Input
--------
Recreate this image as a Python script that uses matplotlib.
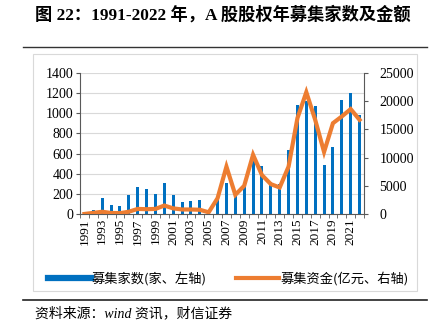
import matplotlib
matplotlib.use('Agg')
import matplotlib.pyplot as plt
from matplotlib.lines import Line2D
from matplotlib.patches import Rectangle
import numpy as np

# data
years = list(range(1991, 2023))
ipo_count = [10, 40, 160, 89, 79, 188, 270, 248, 198, 307, 188, 115, 128, 139, 15, 150,
             312, 189, 272, 537, 478, 318, 299, 637, 1078, 1118, 1068, 488, 670, 1128, 1201, 985]
raised_amount = [5, 200, 400, 180, 150, 400, 900, 850, 900, 1500, 1000, 800, 800, 750, 300, 2800,
                 8400, 3400, 5000, 10500, 6900, 5300, 4700, 8400, 17000, 21600, 16700, 11000,
                 16100, 17300, 18600, 16700]
left_ticks = list(range(0, 1401, 200))
right_ticks = list(range(0, 25001, 5000))

BLUE = '#0070C0'
ORANGE = '#ED7D31'
SERIF_CJK = ['Liberation Serif', 'Noto Sans CJK SC']
SANS_CJK = ['Noto Sans CJK SC', 'DejaVu Sans']

W, H = 437, 324
fig = plt.figure(figsize=(W / 100, H / 100), dpi=100)

def fx(px):
    return px / W

def fy(py):
    return 1 - py / H

# title and rules
fig.text(fx(35), fy(15), '图 22：1991-2022 年，A 股股权年募集家数及金额',
         family=SERIF_CJK, fontweight='bold', fontsize=12.4, va='center', ha='left')
fig.add_artist(Line2D([fx(23), fx(427)], [fy(47), fy(47)], color='#333333', lw=1.0))
fig.add_artist(Rectangle((fx(33), fy(291)), fx(417) - fx(33), fy(54) - fy(291),
                         fill=False, edgecolor='#D9D9D9', lw=0.8))
fig.add_artist(Line2D([fx(23), fx(427)], [fy(300), fy(300)], color='#222222', lw=1.2))
fig.text(fx(35), fy(313), '资料来源：wind 资讯，财信证券', family=SERIF_CJK,
         style='italic', fontsize=10, va='center', ha='left')

# main axes
ax = fig.add_axes([fx(80), fy(214), fx(364) - fx(80), fy(73) - fy(214)])
x = np.arange(len(years))
ax.bar(x, ipo_count, width=0.33, color=BLUE, zorder=2)
ax.set_xlim(-0.5, len(years) - 0.5)
ax.set_ylim(0, 1400)
ax.set_yticks(left_ticks)
ax.yaxis.grid(True, color='#D9D9D9', lw=0.8, zorder=0)
ax.set_axisbelow(True)

ax.set_xticks(x[::2])
ax.set_xticklabels([str(y) for y in years[::2]], rotation=90, family='Liberation Serif', fontsize=9.5)
ax.set_xticks(np.arange(-0.5, len(years), 1), minor=True)
ax.tick_params(axis='x', which='major', length=0, pad=3)
ax.tick_params(axis='x', which='minor', length=3, color='#595959', direction='out')
ax.tick_params(axis='y', length=3, color='#595959', pad=2)
for lbl in ax.get_yticklabels():
    lbl.set_family('Liberation Serif')
    lbl.set_fontsize(10)
for side in ['top', 'right']:
    ax.spines[side].set_visible(False)
ax.spines['left'].set_color('#595959')
ax.spines['bottom'].set_color('#595959')

ax2 = ax.twinx()
ax2.plot(x, raised_amount, color=ORANGE, lw=3, zorder=3, solid_joinstyle='miter')
ax2.set_ylim(0, 25000)
ax2.set_yticks(right_ticks)
ax2.tick_params(axis='y', length=3, color='#595959', pad=8)
for lbl in ax2.get_yticklabels():
    lbl.set_family('Liberation Serif')
    lbl.set_fontsize(10)
for side in ['top', 'left', 'bottom']:
    ax2.spines[side].set_visible(False)
ax2.spines['right'].set_color('#595959')

# legend
handles = [Line2D([], [], color=BLUE, lw=4.5), Line2D([], [], color=ORANGE, lw=3)]
labels = ['募集家数(家、左轴)', '募集资金(亿元、右轴)']
fig.legend(handles, labels, loc='center', bbox_to_anchor=(fx(228), fy(279)), ncol=2,
           frameon=False, prop={'family': SANS_CJK, 'size': 9.5}, handlelength=3.3,
           handletextpad=0.05, columnspacing=2.2)

fig.savefig('out.png', dpi=100)
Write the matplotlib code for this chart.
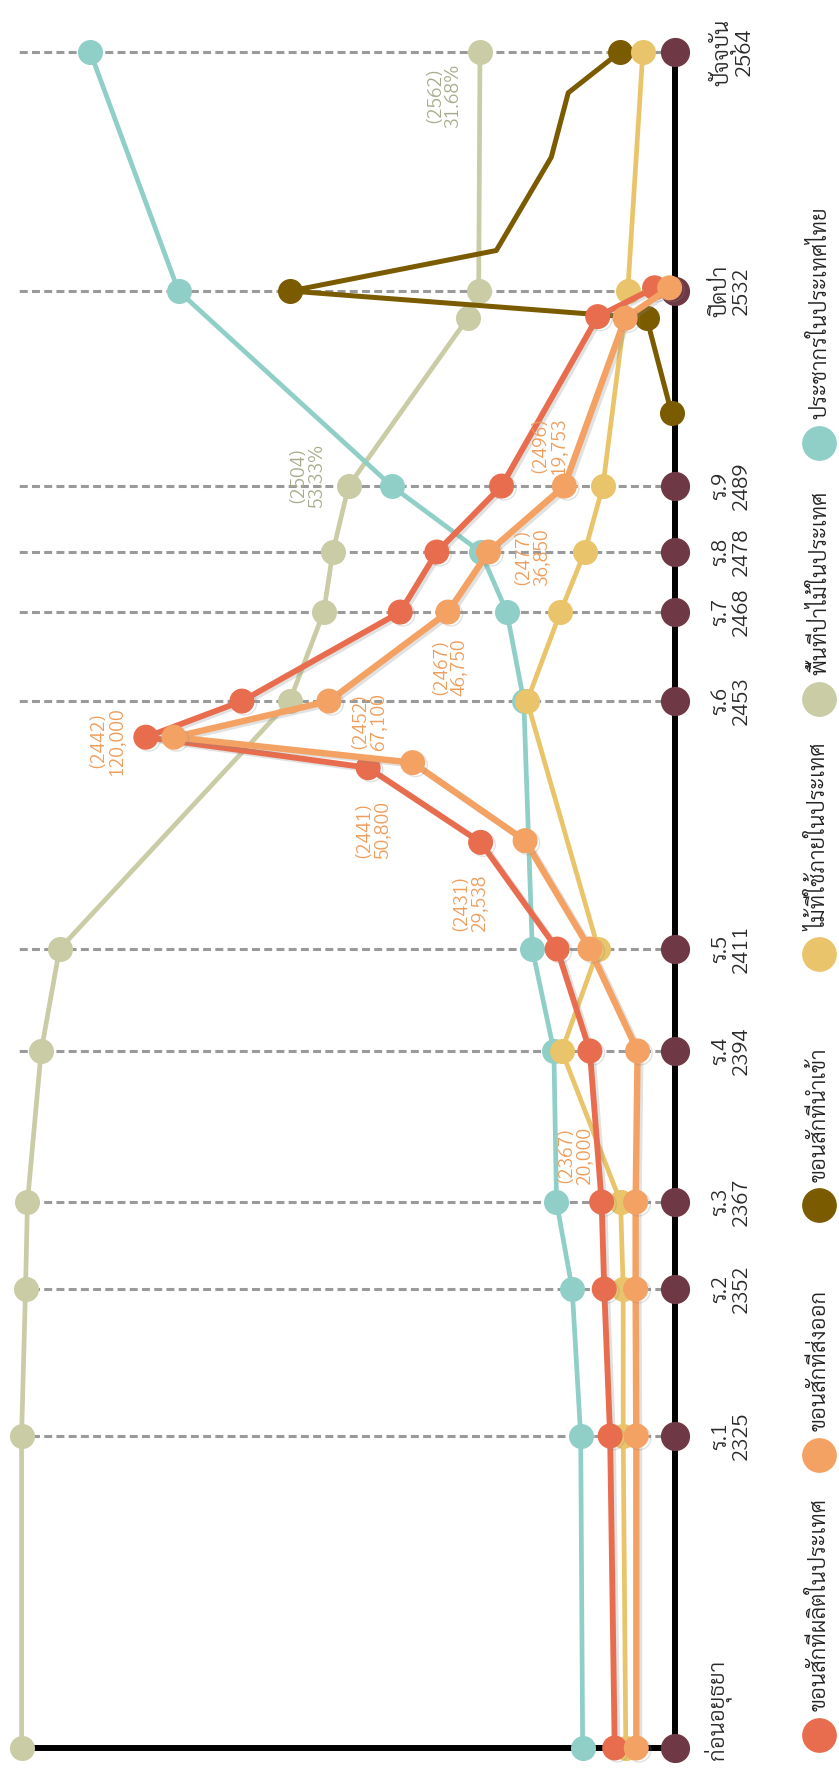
import numpy as np
import matplotlib
matplotlib.use("Agg")
import matplotlib.pyplot as plt
import matplotlib.patheffects as pe

plt.rcParams['font.family'] = ['Sarabun', 'Loma', 'DejaVu Sans']

# timeline (0 = ก่อนอยุธยา, 100 = ปัจจุบัน)
era_names = ["ก่อนอยุธยา", "ร.1", "ร.2", "ร.3", "ร.4", "ร.5", "ร.6", "ร.7", "ร.8", "ร.9", "ปิดป่า", "ปัจจุบัน"]
era_years = ["", "2325", "2352", "2367", "2394", "2411", "2453", "2468", "2478", "2489", "2532", "2564"]
era_pos = [0, 18.4, 27.06, 32.19, 41.1, 47.11, 61.73, 66.98, 70.52, 74.41, 85.91, 100]

# relative level of every series (0 = base line, 100 = top of chart)
forest_t = era_pos[:10] + [84.3, 85.91, 100]
forest_v = [99.9, 99.9, 99.3, 99.0, 96.9, 94.1, 58.9, 53.7, 52.3, 49.9, 31.7, 30.0, 29.8]

people_v = [14.1, 14.4, 15.7, 18.1, 18.5, 21.8, 23.1, 25.7, 29.7, 43.3, 75.9, 89.4]

used_v = [7.5, 7.9, 7.9, 8.3, 17.3, 11.7, 22.6, 17.5, 13.8, 11.0, 7.2, 4.9]

made_t = [0, 18.4, 27.06, 32.19, 41.1, 47.11, 53.4, 57.8, 59.6, 61.73, 66.98, 70.52, 74.41, 84.4, 86.1]
made_v = [9.2, 9.9, 10.8, 11.2, 13.0, 18.0, 29.7, 46.9, 80.9, 66.2, 42.0, 36.4, 26.5, 11.8, 3.1]

export_t = [0, 18.4, 27.06, 32.19, 41.1, 47.11, 53.5, 58.1, 59.6, 61.73, 66.98, 70.52, 74.41, 84.3, 86.1]
export_v = [5.9, 5.9, 6.0, 6.0, 5.7, 13.0, 22.9, 40.1, 76.6, 52.9, 34.7, 28.5, 16.9, 7.6, 0.8]

import_t = [78.7, 84.3, 85.91, 88.3, 93.8, 97.6, 100]
import_v = [0.5, 4.3, 58.8, 27.3, 18.9, 16.3, 8.4]
import_dots = [0, 1, 2, 6]

legend_labels = ["ขอนสักที่ผลิตในประเทศ", "ขอนสักที่ส่งออก", "ขอนสักที่นำเข้า",
                 "ไม้ที่ใช้ภายในประเทศ", "พื้นที่ป่าไม้ในประเทศ", "ประชากรในประเทศไทย"]

notes = [("(2367)\n20,000", 15.1, 34.9), ("(2431)\n29,538", 31.2, 49.8),
         ("(2441)\n50,800", 46.0, 54.1), ("(2442)\n120,000", 86.7, 59.4),
         ("(2452)\n67,100", 46.6, 60.5), ("(2467)\n46,750", 34.3, 63.7),
         ("(2477)\n36,850", 21.7, 70.2), ("(2496)\n19,753", 19.1, 76.8)]
forest_notes = [("(2504)\n53.33%", 56.1, 75.0), ("(2562)\n31.68%", 35.2, 97.4)]

c_made = '#E86D4E'
c_export = '#F3A263'
c_import = '#7B5B00'
c_used = '#E9C46A'
c_forest = '#C9CCA4'
c_people = '#8FCFC7'
c_era = '#6E3844'

fig = plt.figure(figsize=(8.39, 17.68), dpi=100)
ax = fig.add_axes([0, 0, 1, 1])
ax.axis('off')
ax.set_xlim(103.2, -25.1)
ax.set_ylim(-1.18, 103.07)

# dashed guides and the two black axes
ax.hlines(era_pos[1:], 0, 100.9, colors='#9a9a9a', linestyles=(0, (2.6, 1.4)), lw=2.2, zorder=1)
ax.plot([0, 0], [0, 100], color='black', lw=4.3, zorder=2, solid_capstyle='butt')
ax.plot([0, forest_v[0]], [0, 0], color='black', lw=4.3, zorder=2, solid_capstyle='butt')
ax.plot(np.zeros(len(era_pos)), era_pos, 'o', color=c_era, ms=20, zorder=3)

kw = dict(marker='o', ms=17, solid_joinstyle='round')
ax.plot(forest_v, forest_t, color=c_forest, lw=3.4, zorder=4, **kw)
ax.plot(people_v, era_pos, color=c_people, lw=3.4, zorder=5, **kw)
ax.plot(import_v, import_t, color=c_import, lw=3.6, zorder=6, solid_joinstyle='round')
ax.plot(np.array(import_v)[import_dots], np.array(import_t)[import_dots], 'o', color=c_import, ms=17, zorder=6)
ax.plot(used_v, era_pos, color=c_used, lw=3.4, zorder=7, **kw)
shadow = [pe.SimpleLineShadow(offset=(2, -1.5), shadow_color='#888888', alpha=0.25), pe.Normal()]
ax.plot(made_v, made_t, color=c_made, lw=4.2, zorder=8, path_effects=shadow, **kw)
ax.plot(export_v, export_t, color=c_export, lw=4.6, zorder=9, path_effects=shadow, **kw)

# era labels
for name, year, t in zip(era_names, era_years, era_pos):
    if year:
        ax.text(-8.6, t, name + "\n" + year, rotation=90, ha='center', va='center',
                fontsize=16, fontweight=300, color='#2a2a2a', linespacing=0.95)
    else:
        ax.text(-6.5, 5.2, name, rotation=90, ha='center', va='top', fontsize=16,
                fontweight=300, color='#2a2a2a')

for txt, v, t in notes:
    ax.text(v, t, txt, rotation=90, ha='center', va='center', fontsize=14, fontweight=300,
            color='#EE9D5C', linespacing=0.95, zorder=10)
for txt, v, t in forest_notes:
    ax.text(v, t, txt, rotation=90, ha='center', va='center', fontsize=14, fontweight=300,
            color='#A9AC8C', linespacing=0.95, zorder=10)

# legend down the right edge
legend_colors = [c_made, c_export, c_import, c_used, c_forest, c_people]
legend_pos = [0.77, 17.28, 32.0, 46.8, 61.85, 76.95]
for lab, col, t in zip(legend_labels, legend_colors, legend_pos):
    ax.plot([-22.0], [t], 'o', color=col, ms=24, clip_on=False)
    ax.text(-22.2, t + 1.4, lab, rotation=90, ha='center', va='bottom', fontsize=16,
            fontweight=300, color='#222222')

fig.savefig("out.png", dpi=100)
--------
Between the line with "Write the matplotlib code for this chart." and the line with "plt.rcParams['font.family'] = ['Sarabun', 'Loma', 'DejaVu", ends included, lies the span to copy exactly; copy nothing else and leave out the pictures.

Write the matplotlib code for this chart.
import numpy as np
import matplotlib
matplotlib.use("Agg")
import matplotlib.pyplot as plt
import matplotlib.patheffects as pe

plt.rcParams['font.family'] = ['Sarabun', 'Loma', 'DejaVu Sans']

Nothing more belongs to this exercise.